Groupon Inc. (NASDAQ: GRPN) is set to report its fourth-quarter financial results after the markets close on Thursday. The consensus estimates from Thomson Reuters call for no earnings and $845.9 million in revenue. In the same period of the previous year, it posted $0.06 in earnings per share (EPS) on revenue of $925.4 million.
For the most part, third-quarter earnings were in line with street estimates, but the big surprise came from what the company had to say about expectations for the fourth quarter.
In terms of guidance, it announced that it expects adjusted results to range from a loss of $0.01 to earnings of $0.01 per share, with revenue in the range of $815 million to $865 million, for the fiscal fourth quarter.

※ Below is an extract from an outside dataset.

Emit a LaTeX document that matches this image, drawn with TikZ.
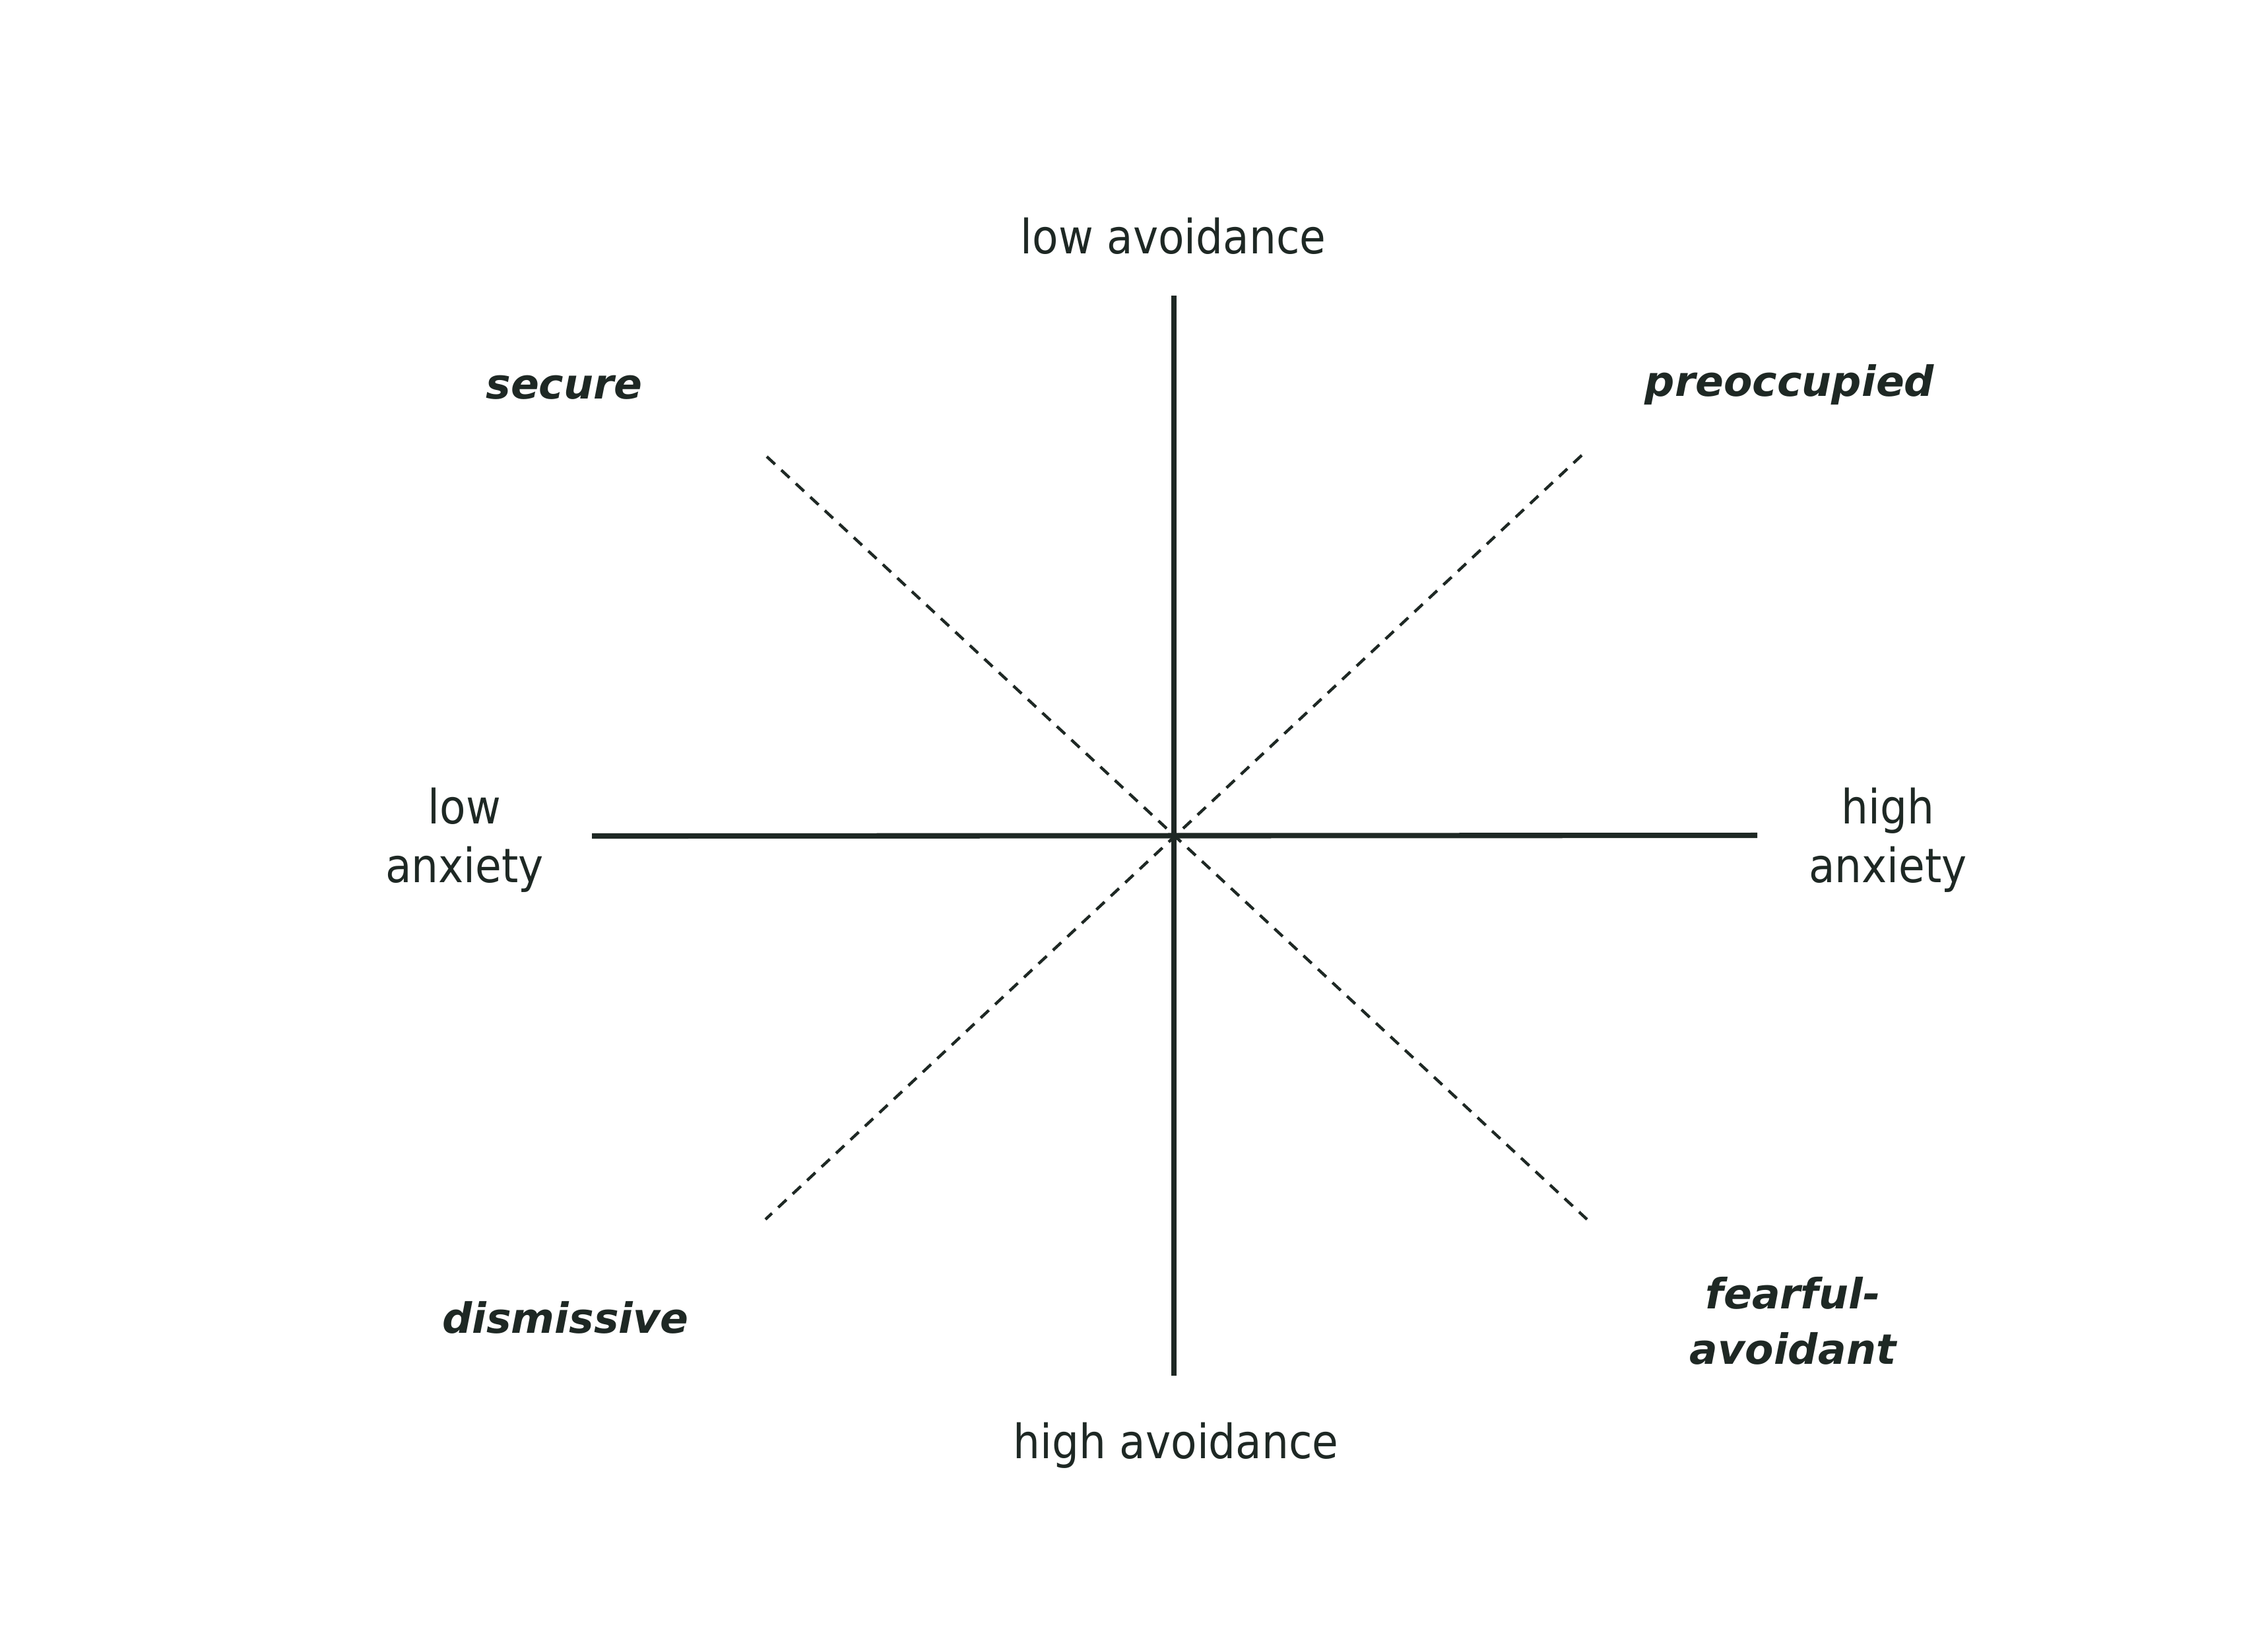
\documentclass[tikz,border=0pt]{standalone}
\usepackage{fontspec}
\setmainfont{DejaVu Sans}
\newfontfamily\regfont{DejaVu Sans}[FakeStretch=0.9]
\newfontfamily\lblfont{DejaVu Sans}
\definecolor{ink}{RGB}{30,40,36}
\tikzset{
  axis/.style={draw=ink, line width=2.3pt},
  diag/.style={draw=ink, line width=1.25pt, dash pattern=on 0.17cm off 0.13cm},
  axlabel/.style={text=ink, font=\regfont\fontsize{20.4}{25.3}\selectfont, align=center, anchor=base, inner sep=0pt},
  stylelabel/.style={text=ink, font=\lblfont\bfseries\itshape\fontsize{18}{23.9}\selectfont, align=center, anchor=base, inner sep=0pt}
}
\begin{document}
\begin{tikzpicture}[x=0.01cm,y=-0.01cm]
\fill[white] (0,0) rectangle (3437,2480);
\useasboundingbox (0,0) rectangle (3437,2480);
% axes
\coordinate (vtop) at (1779,448);
\coordinate (vbot) at (1779,2085);
\coordinate (hleft) at (897,1267);
\coordinate (hright) at (2663,1266);
\coordinate (ul) at (1162,692);
\coordinate (lr) at (2405,1848);
\coordinate (ur) at (2397,690);
\coordinate (ll) at (1160,1848);
\draw[diag] (ul) -- (lr);
\draw[diag] (ur) -- (ll);
\draw[axis] (vtop) -- (vbot);
\draw[axis] (hleft) -- (hright);
% axis labels (anchor = baseline of last line)
\node[axlabel] (lowav) at (1778,384) {low avoidance};
\node[axlabel] (highav) at (1782,2210) {high avoidance};
\node[axlabel] (lowanx) at (704,1337) {low\\anxiety};
\node[axlabel] (highanx) at (2861,1337) {high\\anxiety};
% attachment styles
\node[stylelabel] (secure) at (855,604) {secure};
\node[stylelabel] (preocc) at (2712,600) {preoccupied};
\node[stylelabel] (dismiss) at (857,2020) {dismissive};
\node[stylelabel] (fearful) at (2717,2067) {fearful-\\avoidant};
\end{tikzpicture}
\end{document}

Following the last earnings report, Merrill Lynch threw its hat in the ring with other analysts and issued a downgrade on Groupon to an Underperform rating with a $2.75 price objective. The firm expects sentiment to remain negative until Groupon demonstrates that the marketing investments are driving higher growth, which Merrill Lynch doesn’t expect until late 2016 or 2017, or Groupon delivers on improved international performance and profitability. Groupon is an investment on several positive Internet industry growth trends, including the migration of local commerce to online channels and growth in usage of mobile devices and apps.
A few other analysts weighed in on Groupon prior to the release of its earnings report:
- Brean Capital reiterated a Buy rating with a $5 price target.
- Macquarie reiterated a Buy rating with a $3.50 price target.
- Sterne Agee upgraded to a Buy rating from Neutral with a $20 price target.
So far in 2016, Groupon has vastly underperformed the broad markets, with the stock down roughly 27% year to date. However, over the past 52 weeks shares have dropped nearly 70%.
Shares of Groupon were trading down 2.9% at $2.18 on Thursday, with a consensus analyst price target of $3.74 and a 52-week trading range of $2.15 to $8.37.